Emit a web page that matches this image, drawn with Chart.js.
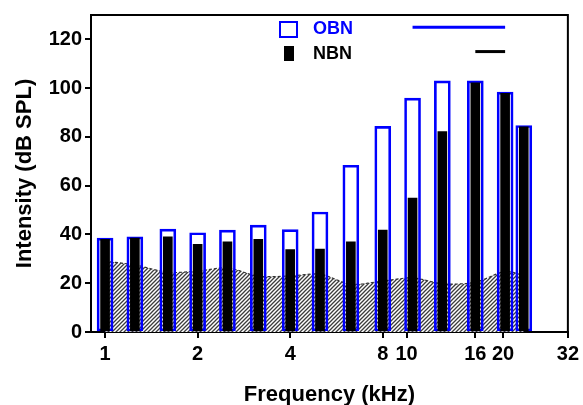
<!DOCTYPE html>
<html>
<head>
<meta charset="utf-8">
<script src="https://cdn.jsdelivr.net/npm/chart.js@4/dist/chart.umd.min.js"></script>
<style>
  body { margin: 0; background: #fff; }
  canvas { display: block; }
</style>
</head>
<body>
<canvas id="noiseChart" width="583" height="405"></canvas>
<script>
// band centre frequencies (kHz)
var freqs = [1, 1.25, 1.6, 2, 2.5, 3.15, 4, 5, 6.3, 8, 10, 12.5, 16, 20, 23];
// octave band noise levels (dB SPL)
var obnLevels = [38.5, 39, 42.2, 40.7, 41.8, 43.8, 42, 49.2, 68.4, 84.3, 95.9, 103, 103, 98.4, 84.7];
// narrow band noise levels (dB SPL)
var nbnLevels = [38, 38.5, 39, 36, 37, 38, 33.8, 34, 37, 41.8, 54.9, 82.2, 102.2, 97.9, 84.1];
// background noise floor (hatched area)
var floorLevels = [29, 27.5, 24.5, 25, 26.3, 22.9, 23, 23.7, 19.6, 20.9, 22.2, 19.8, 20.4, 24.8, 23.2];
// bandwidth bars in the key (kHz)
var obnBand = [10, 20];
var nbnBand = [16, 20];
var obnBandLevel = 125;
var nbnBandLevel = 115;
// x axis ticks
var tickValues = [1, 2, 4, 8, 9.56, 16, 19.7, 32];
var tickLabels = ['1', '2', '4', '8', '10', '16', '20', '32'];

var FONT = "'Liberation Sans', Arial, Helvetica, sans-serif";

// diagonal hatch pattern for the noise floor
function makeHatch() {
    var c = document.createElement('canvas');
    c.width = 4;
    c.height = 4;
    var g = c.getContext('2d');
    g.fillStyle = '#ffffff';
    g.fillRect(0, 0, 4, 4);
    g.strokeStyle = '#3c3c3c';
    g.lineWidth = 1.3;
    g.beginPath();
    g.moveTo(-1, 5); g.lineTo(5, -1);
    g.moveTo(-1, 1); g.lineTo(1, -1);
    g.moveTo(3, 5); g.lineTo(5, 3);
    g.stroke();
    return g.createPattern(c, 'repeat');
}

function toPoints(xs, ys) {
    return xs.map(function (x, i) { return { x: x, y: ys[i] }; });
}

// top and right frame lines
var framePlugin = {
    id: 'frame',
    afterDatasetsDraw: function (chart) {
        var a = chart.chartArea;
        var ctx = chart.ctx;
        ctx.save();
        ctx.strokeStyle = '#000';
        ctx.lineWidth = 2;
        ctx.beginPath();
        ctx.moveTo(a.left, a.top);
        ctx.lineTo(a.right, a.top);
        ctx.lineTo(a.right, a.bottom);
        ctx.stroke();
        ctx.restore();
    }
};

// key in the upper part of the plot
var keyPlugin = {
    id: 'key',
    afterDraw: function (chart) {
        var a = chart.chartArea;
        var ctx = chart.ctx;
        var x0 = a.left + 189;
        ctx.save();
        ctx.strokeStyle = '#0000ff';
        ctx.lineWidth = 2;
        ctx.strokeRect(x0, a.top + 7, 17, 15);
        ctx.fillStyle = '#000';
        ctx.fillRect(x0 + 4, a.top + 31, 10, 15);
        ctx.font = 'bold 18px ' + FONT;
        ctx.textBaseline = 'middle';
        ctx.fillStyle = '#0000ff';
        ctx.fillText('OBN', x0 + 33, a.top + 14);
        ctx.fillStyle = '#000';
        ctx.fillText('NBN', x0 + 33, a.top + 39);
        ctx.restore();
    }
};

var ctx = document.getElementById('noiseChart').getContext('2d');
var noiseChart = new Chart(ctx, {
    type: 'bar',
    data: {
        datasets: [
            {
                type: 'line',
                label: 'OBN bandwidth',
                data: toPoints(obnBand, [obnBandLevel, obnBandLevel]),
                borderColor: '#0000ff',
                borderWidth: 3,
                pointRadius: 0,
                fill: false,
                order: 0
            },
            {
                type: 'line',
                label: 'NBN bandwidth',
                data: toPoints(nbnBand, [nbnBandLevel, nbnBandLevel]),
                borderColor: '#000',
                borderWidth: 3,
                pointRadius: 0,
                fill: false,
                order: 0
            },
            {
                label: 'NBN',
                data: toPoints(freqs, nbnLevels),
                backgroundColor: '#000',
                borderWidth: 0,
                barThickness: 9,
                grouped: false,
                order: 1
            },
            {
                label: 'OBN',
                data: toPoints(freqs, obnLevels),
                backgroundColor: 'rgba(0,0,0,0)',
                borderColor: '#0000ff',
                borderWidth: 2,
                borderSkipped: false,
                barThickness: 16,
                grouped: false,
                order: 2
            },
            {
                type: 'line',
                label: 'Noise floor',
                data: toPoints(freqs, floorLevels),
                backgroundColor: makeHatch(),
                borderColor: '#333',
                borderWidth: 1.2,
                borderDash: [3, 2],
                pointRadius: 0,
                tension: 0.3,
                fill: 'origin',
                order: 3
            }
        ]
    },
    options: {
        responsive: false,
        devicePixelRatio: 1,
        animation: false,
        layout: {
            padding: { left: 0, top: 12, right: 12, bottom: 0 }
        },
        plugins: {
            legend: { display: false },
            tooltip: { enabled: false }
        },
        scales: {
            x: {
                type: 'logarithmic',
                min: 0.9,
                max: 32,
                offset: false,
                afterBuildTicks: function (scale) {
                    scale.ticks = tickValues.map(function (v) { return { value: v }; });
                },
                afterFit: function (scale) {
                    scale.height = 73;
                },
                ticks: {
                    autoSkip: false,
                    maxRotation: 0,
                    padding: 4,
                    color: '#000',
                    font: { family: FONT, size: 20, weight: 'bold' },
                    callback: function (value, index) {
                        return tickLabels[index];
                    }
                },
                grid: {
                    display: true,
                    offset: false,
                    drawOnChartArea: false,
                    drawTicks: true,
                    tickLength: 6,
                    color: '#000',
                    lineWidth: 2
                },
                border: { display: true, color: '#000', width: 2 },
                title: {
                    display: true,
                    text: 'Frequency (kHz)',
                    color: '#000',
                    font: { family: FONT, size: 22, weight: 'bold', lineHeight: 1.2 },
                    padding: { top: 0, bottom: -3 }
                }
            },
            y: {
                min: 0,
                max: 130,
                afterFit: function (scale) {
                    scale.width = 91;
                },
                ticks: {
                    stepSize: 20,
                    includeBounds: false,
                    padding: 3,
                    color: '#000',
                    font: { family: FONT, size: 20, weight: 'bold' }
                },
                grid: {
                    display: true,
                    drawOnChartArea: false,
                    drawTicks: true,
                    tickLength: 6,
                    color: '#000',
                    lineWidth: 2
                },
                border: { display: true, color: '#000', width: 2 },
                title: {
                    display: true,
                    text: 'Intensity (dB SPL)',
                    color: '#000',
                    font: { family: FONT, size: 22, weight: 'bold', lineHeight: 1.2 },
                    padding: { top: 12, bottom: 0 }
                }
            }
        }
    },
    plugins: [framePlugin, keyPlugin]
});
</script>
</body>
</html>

• Exercise task:
Reproduce every line above as written, skipping pictures.

• Correct result:
Emit a web page that matches this image, drawn with Chart.js.
<!DOCTYPE html>
<html>
<head>
<meta charset="utf-8">
<script src="https://cdn.jsdelivr.net/npm/chart.js@4/dist/chart.umd.min.js"></script>
<style>
  body { margin: 0; background: #fff; }
  canvas { display: block; }
</style>
</head>
<body>
<canvas id="noiseChart" width="583" height="405"></canvas>
<script>
// band centre frequencies (kHz)
var freqs = [1, 1.25, 1.6, 2, 2.5, 3.15, 4, 5, 6.3, 8, 10, 12.5, 16, 20, 23];
// octave band noise levels (dB SPL)
var obnLevels = [38.5, 39, 42.2, 40.7, 41.8, 43.8, 42, 49.2, 68.4, 84.3, 95.9, 103, 103, 98.4, 84.7];
// narrow band noise levels (dB SPL)
var nbnLevels = [38, 38.5, 39, 36, 37, 38, 33.8, 34, 37, 41.8, 54.9, 82.2, 102.2, 97.9, 84.1];
// background noise floor (hatched area)
var floorLevels = [29, 27.5, 24.5, 25, 26.3, 22.9, 23, 23.7, 19.6, 20.9, 22.2, 19.8, 20.4, 24.8, 23.2];
// bandwidth bars in the key (kHz)
var obnBand = [10, 20];
var nbnBand = [16, 20];
var obnBandLevel = 125;
var nbnBandLevel = 115;
// x axis ticks
var tickValues = [1, 2, 4, 8, 9.56, 16, 19.7, 32];
var tickLabels = ['1', '2', '4', '8', '10', '16', '20', '32'];

var FONT = "'Liberation Sans', Arial, Helvetica, sans-serif";

// diagonal hatch pattern for the noise floor
function makeHatch() {
    var c = document.createElement('canvas');
    c.width = 4;
    c.height = 4;
    var g = c.getContext('2d');
    g.fillStyle = '#ffffff';
    g.fillRect(0, 0, 4, 4);
    g.strokeStyle = '#3c3c3c';
    g.lineWidth = 1.3;
    g.beginPath();
    g.moveTo(-1, 5); g.lineTo(5, -1);
    g.moveTo(-1, 1); g.lineTo(1, -1);
    g.moveTo(3, 5); g.lineTo(5, 3);
    g.stroke();
    return g.createPattern(c, 'repeat');
}

function toPoints(xs, ys) {
    return xs.map(function (x, i) { return { x: x, y: ys[i] }; });
}

// top and right frame lines
var framePlugin = {
    id: 'frame',
    afterDatasetsDraw: function (chart) {
        var a = chart.chartArea;
        var ctx = chart.ctx;
        ctx.save();
        ctx.strokeStyle = '#000';
        ctx.lineWidth = 2;
        ctx.beginPath();
        ctx.moveTo(a.left, a.top);
        ctx.lineTo(a.right, a.top);
        ctx.lineTo(a.right, a.bottom);
        ctx.stroke();
        ctx.restore();
    }
};

// key in the upper part of the plot
var keyPlugin = {
    id: 'key',
    afterDraw: function (chart) {
        var a = chart.chartArea;
        var ctx = chart.ctx;
        var x0 = a.left + 189;
        ctx.save();
        ctx.strokeStyle = '#0000ff';
        ctx.lineWidth = 2;
        ctx.strokeRect(x0, a.top + 7, 17, 15);
        ctx.fillStyle = '#000';
        ctx.fillRect(x0 + 4, a.top + 31, 10, 15);
        ctx.font = 'bold 18px ' + FONT;
        ctx.textBaseline = 'middle';
        ctx.fillStyle = '#0000ff';
        ctx.fillText('OBN', x0 + 33, a.top + 14);
        ctx.fillStyle = '#000';
        ctx.fillText('NBN', x0 + 33, a.top + 39);
        ctx.restore();
    }
};

var ctx = document.getElementById('noiseChart').getContext('2d');
var noiseChart = new Chart(ctx, {
    type: 'bar',
    data: {
        datasets: [
            {
                type: 'line',
                label: 'OBN bandwidth',
                data: toPoints(obnBand, [obnBandLevel, obnBandLevel]),
                borderColor: '#0000ff',
                borderWidth: 3,
                pointRadius: 0,
                fill: false,
                order: 0
            },
            {
                type: 'line',
                label: 'NBN bandwidth',
                data: toPoints(nbnBand, [nbnBandLevel, nbnBandLevel]),
                borderColor: '#000',
                borderWidth: 3,
                pointRadius: 0,
                fill: false,
                order: 0
            },
            {
                label: 'NBN',
                data: toPoints(freqs, nbnLevels),
                backgroundColor: '#000',
                borderWidth: 0,
                barThickness: 9,
                grouped: false,
                order: 1
            },
            {
                label: 'OBN',
                data: toPoints(freqs, obnLevels),
                backgroundColor: 'rgba(0,0,0,0)',
                borderColor: '#0000ff',
                borderWidth: 2,
                borderSkipped: false,
                barThickness: 16,
                grouped: false,
                order: 2
            },
            {
                type: 'line',
                label: 'Noise floor',
                data: toPoints(freqs, floorLevels),
                backgroundColor: makeHatch(),
                borderColor: '#333',
                borderWidth: 1.2,
                borderDash: [3, 2],
                pointRadius: 0,
                tension: 0.3,
                fill: 'origin',
                order: 3
            }
        ]
    },
    options: {
        responsive: false,
        devicePixelRatio: 1,
        animation: false,
        layout: {
            padding: { left: 0, top: 12, right: 12, bottom: 0 }
        },
        plugins: {
            legend: { display: false },
            tooltip: { enabled: false }
        },
        scales: {
            x: {
                type: 'logarithmic',
                min: 0.9,
                max: 32,
                offset: false,
                afterBuildTicks: function (scale) {
                    scale.ticks = tickValues.map(function (v) { return { value: v }; });
                },
                afterFit: function (scale) {
                    scale.height = 73;
                },
                ticks: {
                    autoSkip: false,
                    maxRotation: 0,
                    padding: 4,
                    color: '#000',
                    font: { family: FONT, size: 20, weight: 'bold' },
                    callback: function (value, index) {
                        return tickLabels[index];
                    }
                },
                grid: {
                    display: true,
                    offset: false,
                    drawOnChartArea: false,
                    drawTicks: true,
                    tickLength: 6,
                    color: '#000',
                    lineWidth: 2
                },
                border: { display: true, color: '#000', width: 2 },
                title: {
                    display: true,
                    text: 'Frequency (kHz)',
                    color: '#000',
                    font: { family: FONT, size: 22, weight: 'bold', lineHeight: 1.2 },
                    padding: { top: 0, bottom: -3 }
                }
            },
            y: {
                min: 0,
                max: 130,
                afterFit: function (scale) {
                    scale.width = 91;
                },
                ticks: {
                    stepSize: 20,
                    includeBounds: false,
                    padding: 3,
                    color: '#000',
                    font: { family: FONT, size: 20, weight: 'bold' }
                },
                grid: {
                    display: true,
                    drawOnChartArea: false,
                    drawTicks: true,
                    tickLength: 6,
                    color: '#000',
                    lineWidth: 2
                },
                border: { display: true, color: '#000', width: 2 },
                title: {
                    display: true,
                    text: 'Intensity (dB SPL)',
                    color: '#000',
                    font: { family: FONT, size: 22, weight: 'bold', lineHeight: 1.2 },
                    padding: { top: 12, bottom: 0 }
                }
            }
        }
    },
    plugins: [framePlugin, keyPlugin]
});
</script>
</body>
</html>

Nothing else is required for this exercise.